■ **The problem**
Using the data beneath, show every line that includes the word "this".

Saved data entries
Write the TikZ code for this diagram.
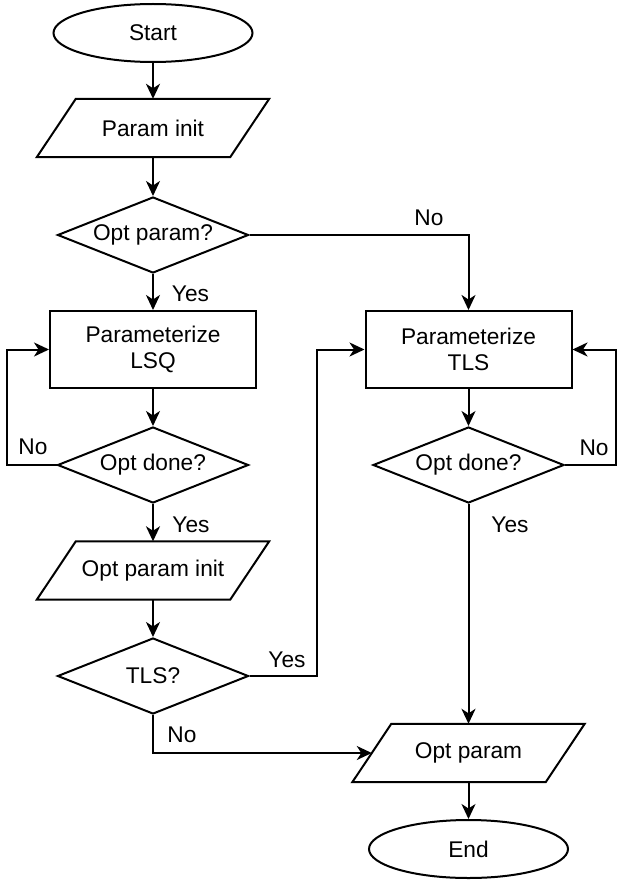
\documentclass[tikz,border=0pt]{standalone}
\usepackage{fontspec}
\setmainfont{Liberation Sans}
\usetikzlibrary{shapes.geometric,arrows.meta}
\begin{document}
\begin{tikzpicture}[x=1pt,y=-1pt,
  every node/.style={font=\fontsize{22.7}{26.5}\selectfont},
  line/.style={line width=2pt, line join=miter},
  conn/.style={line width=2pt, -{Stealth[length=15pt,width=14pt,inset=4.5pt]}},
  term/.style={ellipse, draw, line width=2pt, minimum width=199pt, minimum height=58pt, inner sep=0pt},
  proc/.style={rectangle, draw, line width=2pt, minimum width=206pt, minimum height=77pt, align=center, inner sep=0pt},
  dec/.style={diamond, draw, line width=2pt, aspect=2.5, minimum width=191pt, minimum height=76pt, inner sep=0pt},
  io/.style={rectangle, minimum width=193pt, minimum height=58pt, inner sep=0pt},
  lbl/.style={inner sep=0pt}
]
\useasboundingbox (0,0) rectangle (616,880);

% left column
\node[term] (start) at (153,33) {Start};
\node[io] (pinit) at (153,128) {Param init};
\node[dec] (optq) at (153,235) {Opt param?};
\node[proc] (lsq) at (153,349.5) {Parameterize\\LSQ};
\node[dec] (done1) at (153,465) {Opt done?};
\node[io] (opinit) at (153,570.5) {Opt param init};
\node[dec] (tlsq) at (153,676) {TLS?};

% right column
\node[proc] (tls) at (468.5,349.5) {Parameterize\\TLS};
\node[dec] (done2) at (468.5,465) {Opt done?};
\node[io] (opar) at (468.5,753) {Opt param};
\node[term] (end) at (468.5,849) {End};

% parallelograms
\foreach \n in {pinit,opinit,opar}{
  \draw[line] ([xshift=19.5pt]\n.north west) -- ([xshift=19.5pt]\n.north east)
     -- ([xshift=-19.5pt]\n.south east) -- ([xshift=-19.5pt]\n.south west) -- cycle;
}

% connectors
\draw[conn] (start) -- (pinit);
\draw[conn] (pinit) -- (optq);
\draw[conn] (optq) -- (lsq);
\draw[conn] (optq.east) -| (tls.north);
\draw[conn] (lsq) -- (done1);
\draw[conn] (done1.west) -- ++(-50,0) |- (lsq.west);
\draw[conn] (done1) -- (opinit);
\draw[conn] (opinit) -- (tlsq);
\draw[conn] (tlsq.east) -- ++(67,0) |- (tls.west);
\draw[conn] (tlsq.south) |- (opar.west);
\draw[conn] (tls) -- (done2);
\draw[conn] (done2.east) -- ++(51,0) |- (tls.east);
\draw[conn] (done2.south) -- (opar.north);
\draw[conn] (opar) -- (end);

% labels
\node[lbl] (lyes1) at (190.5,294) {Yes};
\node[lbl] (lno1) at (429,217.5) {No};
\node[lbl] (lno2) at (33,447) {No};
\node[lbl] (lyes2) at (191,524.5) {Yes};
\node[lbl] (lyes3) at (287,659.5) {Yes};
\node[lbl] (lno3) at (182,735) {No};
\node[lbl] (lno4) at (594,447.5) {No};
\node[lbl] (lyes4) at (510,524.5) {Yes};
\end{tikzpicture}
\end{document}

...

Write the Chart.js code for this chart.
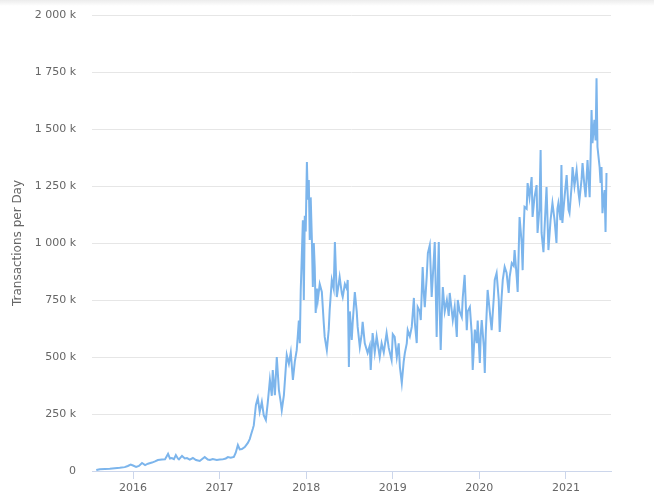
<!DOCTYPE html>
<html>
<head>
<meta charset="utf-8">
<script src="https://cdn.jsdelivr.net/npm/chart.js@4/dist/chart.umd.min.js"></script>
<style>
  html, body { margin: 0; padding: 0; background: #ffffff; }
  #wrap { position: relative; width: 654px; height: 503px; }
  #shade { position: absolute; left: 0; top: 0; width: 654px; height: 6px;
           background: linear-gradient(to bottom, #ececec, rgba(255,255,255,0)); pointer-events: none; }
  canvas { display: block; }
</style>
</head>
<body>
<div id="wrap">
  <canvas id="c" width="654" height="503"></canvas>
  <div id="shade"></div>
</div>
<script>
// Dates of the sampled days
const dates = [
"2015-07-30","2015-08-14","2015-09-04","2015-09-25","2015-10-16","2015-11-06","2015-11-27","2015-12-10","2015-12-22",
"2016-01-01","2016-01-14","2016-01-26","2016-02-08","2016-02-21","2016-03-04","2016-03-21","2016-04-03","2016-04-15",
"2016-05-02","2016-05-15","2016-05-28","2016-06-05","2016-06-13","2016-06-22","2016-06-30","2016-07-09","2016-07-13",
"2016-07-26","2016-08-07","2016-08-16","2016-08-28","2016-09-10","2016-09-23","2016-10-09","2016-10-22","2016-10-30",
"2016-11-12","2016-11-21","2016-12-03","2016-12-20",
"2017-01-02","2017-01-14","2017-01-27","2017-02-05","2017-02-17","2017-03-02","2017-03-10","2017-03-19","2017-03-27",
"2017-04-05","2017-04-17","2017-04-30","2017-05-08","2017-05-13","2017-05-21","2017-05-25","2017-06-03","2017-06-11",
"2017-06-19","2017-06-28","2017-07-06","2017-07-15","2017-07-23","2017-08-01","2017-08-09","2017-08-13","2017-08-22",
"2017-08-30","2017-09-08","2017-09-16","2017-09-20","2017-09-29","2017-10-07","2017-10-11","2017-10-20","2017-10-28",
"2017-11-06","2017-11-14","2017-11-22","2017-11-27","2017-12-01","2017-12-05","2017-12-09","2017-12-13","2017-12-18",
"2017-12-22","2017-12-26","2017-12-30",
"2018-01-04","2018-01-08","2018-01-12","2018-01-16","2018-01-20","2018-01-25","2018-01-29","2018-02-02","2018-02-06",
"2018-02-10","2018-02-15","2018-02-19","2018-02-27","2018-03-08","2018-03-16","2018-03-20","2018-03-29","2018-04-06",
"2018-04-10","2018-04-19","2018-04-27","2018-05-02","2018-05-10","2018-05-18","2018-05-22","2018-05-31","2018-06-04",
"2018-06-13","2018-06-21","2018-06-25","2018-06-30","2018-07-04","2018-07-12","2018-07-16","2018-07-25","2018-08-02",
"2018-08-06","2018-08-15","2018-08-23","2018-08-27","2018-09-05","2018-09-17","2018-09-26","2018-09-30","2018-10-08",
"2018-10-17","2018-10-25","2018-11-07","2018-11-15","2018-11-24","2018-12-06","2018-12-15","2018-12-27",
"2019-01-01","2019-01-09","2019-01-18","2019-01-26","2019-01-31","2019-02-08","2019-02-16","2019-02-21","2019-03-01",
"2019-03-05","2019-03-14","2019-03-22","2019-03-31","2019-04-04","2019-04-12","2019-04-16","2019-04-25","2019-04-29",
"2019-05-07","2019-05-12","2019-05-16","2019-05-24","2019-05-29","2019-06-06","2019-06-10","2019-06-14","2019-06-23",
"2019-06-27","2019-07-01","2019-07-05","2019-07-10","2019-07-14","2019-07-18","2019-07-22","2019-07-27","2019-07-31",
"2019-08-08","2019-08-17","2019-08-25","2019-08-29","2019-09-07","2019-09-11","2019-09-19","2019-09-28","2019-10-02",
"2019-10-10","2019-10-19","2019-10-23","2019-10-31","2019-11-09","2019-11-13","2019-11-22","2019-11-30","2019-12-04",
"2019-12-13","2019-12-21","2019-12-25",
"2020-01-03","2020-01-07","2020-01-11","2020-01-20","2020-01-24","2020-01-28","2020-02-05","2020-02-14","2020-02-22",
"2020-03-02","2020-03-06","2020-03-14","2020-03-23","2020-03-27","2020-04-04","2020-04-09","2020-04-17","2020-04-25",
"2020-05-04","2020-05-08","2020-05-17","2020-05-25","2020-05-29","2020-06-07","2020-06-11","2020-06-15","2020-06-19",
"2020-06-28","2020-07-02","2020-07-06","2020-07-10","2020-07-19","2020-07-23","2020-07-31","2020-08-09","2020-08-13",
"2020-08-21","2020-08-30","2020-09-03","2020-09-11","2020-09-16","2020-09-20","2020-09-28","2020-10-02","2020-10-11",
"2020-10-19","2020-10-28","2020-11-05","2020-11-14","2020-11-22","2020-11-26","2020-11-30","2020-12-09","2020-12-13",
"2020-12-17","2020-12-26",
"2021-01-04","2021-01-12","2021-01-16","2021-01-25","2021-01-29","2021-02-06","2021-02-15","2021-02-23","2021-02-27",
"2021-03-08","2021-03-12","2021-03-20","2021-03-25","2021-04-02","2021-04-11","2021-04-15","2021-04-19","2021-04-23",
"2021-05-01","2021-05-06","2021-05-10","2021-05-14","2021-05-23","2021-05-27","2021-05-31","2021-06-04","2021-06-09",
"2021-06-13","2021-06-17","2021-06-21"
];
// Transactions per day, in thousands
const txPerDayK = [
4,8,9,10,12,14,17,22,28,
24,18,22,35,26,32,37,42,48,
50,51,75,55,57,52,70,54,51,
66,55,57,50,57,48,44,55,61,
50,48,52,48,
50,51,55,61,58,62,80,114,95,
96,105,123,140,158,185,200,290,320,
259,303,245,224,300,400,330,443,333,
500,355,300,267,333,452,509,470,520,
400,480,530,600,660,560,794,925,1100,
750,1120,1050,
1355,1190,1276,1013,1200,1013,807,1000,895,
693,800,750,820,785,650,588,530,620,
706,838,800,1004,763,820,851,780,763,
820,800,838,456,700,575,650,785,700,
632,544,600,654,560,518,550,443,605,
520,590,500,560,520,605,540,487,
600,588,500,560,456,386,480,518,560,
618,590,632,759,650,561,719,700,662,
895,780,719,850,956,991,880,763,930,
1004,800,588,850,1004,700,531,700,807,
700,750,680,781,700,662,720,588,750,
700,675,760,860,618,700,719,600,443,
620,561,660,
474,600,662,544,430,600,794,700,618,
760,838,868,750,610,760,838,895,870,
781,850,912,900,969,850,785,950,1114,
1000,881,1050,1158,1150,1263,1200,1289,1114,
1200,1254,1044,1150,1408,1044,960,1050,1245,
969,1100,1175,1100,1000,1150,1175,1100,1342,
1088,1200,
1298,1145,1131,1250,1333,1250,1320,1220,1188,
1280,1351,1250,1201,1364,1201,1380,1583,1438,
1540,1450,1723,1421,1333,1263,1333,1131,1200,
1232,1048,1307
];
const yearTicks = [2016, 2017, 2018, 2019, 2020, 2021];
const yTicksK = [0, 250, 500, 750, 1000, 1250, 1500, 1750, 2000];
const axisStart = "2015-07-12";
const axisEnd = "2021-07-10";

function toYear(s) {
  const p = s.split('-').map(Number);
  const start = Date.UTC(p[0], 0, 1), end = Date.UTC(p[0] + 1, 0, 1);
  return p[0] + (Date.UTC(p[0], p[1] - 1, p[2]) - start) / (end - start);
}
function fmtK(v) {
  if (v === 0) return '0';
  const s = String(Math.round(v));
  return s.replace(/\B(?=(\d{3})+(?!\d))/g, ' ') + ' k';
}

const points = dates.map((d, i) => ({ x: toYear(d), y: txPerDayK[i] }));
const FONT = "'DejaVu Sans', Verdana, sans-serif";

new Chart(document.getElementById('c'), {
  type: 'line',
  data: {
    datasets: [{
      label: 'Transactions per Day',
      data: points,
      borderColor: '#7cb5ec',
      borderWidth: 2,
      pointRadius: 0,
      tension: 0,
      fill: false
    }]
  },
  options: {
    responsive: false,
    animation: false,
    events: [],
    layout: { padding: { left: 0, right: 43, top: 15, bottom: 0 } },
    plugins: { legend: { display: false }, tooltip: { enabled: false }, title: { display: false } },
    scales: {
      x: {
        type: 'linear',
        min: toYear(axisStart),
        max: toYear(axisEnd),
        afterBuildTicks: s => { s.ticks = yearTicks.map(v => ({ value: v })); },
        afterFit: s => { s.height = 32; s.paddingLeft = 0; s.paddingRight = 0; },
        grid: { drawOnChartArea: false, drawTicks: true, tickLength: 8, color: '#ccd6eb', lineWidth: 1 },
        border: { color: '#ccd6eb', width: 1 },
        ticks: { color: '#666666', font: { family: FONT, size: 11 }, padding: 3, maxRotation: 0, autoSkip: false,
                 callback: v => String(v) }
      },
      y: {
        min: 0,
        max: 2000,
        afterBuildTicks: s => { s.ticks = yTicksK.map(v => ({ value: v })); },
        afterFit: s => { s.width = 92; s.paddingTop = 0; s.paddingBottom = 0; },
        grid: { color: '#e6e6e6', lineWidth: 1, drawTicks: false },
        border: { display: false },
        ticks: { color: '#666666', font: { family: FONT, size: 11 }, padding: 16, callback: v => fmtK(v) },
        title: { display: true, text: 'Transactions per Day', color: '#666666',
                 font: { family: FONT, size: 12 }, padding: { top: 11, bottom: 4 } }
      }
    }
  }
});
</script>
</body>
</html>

■ **Problem solution**
Write the TikZ code for this diagram.
Write the Chart.js code for this chart.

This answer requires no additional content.